Folha - A sra. escreve frequentemente sobre mulheres que passam por eventos traumáticos, muitas vezes relacionados ao sexo. Por que a sra. tem tanta atração por esse tema?
Margaret Atwood -
Deixe eu lhe falar algo sobre o romance, de modo geral. Ele envolve sempre personagens e eventos. Eu poderia escrever que acordei, tomei um belo café, li o jornal, tirei uma ótima soneca etc. Todos fechariam o livro. Mr. Dostoiévski, mr. Flaubert, mr. Kafka, todos seguiram a mesma receita. Pessoas e eventos, muitas vezes eventos desagradáveis. É disso que são feitos tanto os meus romances quanto "Moby Dick".

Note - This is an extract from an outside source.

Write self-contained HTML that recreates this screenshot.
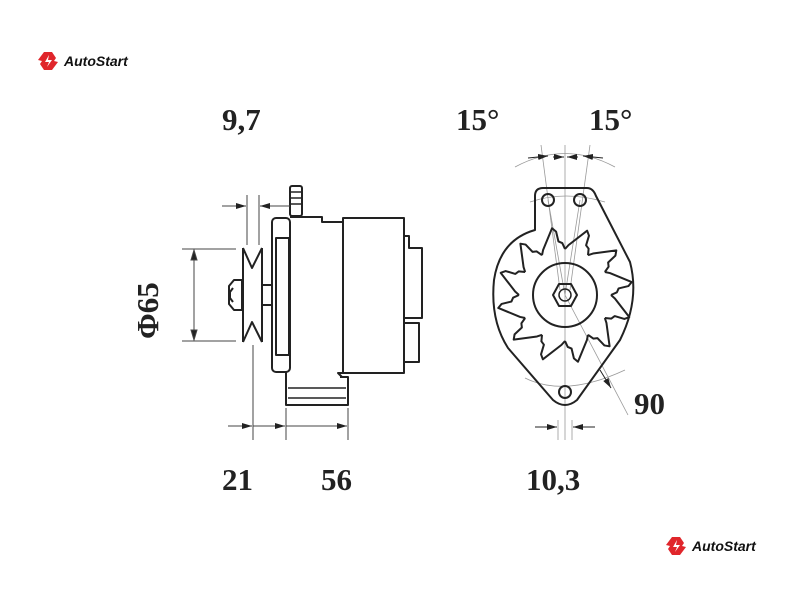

Folha - Mas a sra. usa muito mais eventos desagradáveis em geral do que há em "Moby Dick", não?
Atwood -
É que a sobrevivência é uma obsessão nacional canadense. Eu poderia dizer que o Canadá não é um país ocupado, é um país dominado. Isso acontece com muitos países, todos dominados pelos EUA. Mas o instinto de sobrevivência canadense é bem anterior a essa chamada "nova ordem mundial".
Os primeiros europeus que foram ao Canadá tiveram muita dificuldade de se manter vivos. Lá é muito frio. A sobrevivência também é cercada por perguntas como: "O país vai continuar unido, tendo culturas tão diferentes?", "O país vai virar uma parte dos EUA?", "O país vai adotar o dólar americano?".

Folha - A sra. escreve poesia, ficção e ensaios. Como esses gêneros se relacionam?
Atwood -
Tudo isso diz respeito a palavras, à precisão das palavras, à sua justeza, como dizia maravilhosamente bem mr. Flaubert. Claro que o ensaio lida com a razão, o romance com as emoções e a poesia com o senso musical, mas, feitas as contas, tudo é palavra.

Folha - Em "Vulgo, Grace", seu penúltimo romance, a sra. usa pela primeira vez um pano de fundo verídico. O que há de real por trás de "Blind Assassin"?
Atwood -
Todas as locações, os eventos políticos, os móveis, as roupas são reais. As pessoas são fictícias.

Folha - No que a sra. está trabalhando atualmente?
Atwood -
Estou editando em livro uma série de conferências que dei em Cambridge, no ano passado. Não será um livro sobre como escrever. Não será um livro sobre minha obra. Será uma obra sobre o que é escrever e sobre como os escritores são diferentes de cantores de ópera, atores, pintores e outros artistas. Depois disso, pretendo viajar com meu marido para algum lugar que tenha belos pássaros. Nós adoramos olhar as aves?

Folha - A sra. conhece os pássaros brasileiros?
Atwood -
Sei que vocês têm aves lindas. Sempre sonho em viajar para a Amazônia. Uma das minhas editoras na Inglaterra tem até um apartamento no Brasil. Em breve nos vemos por aí. É uma questão de tempo.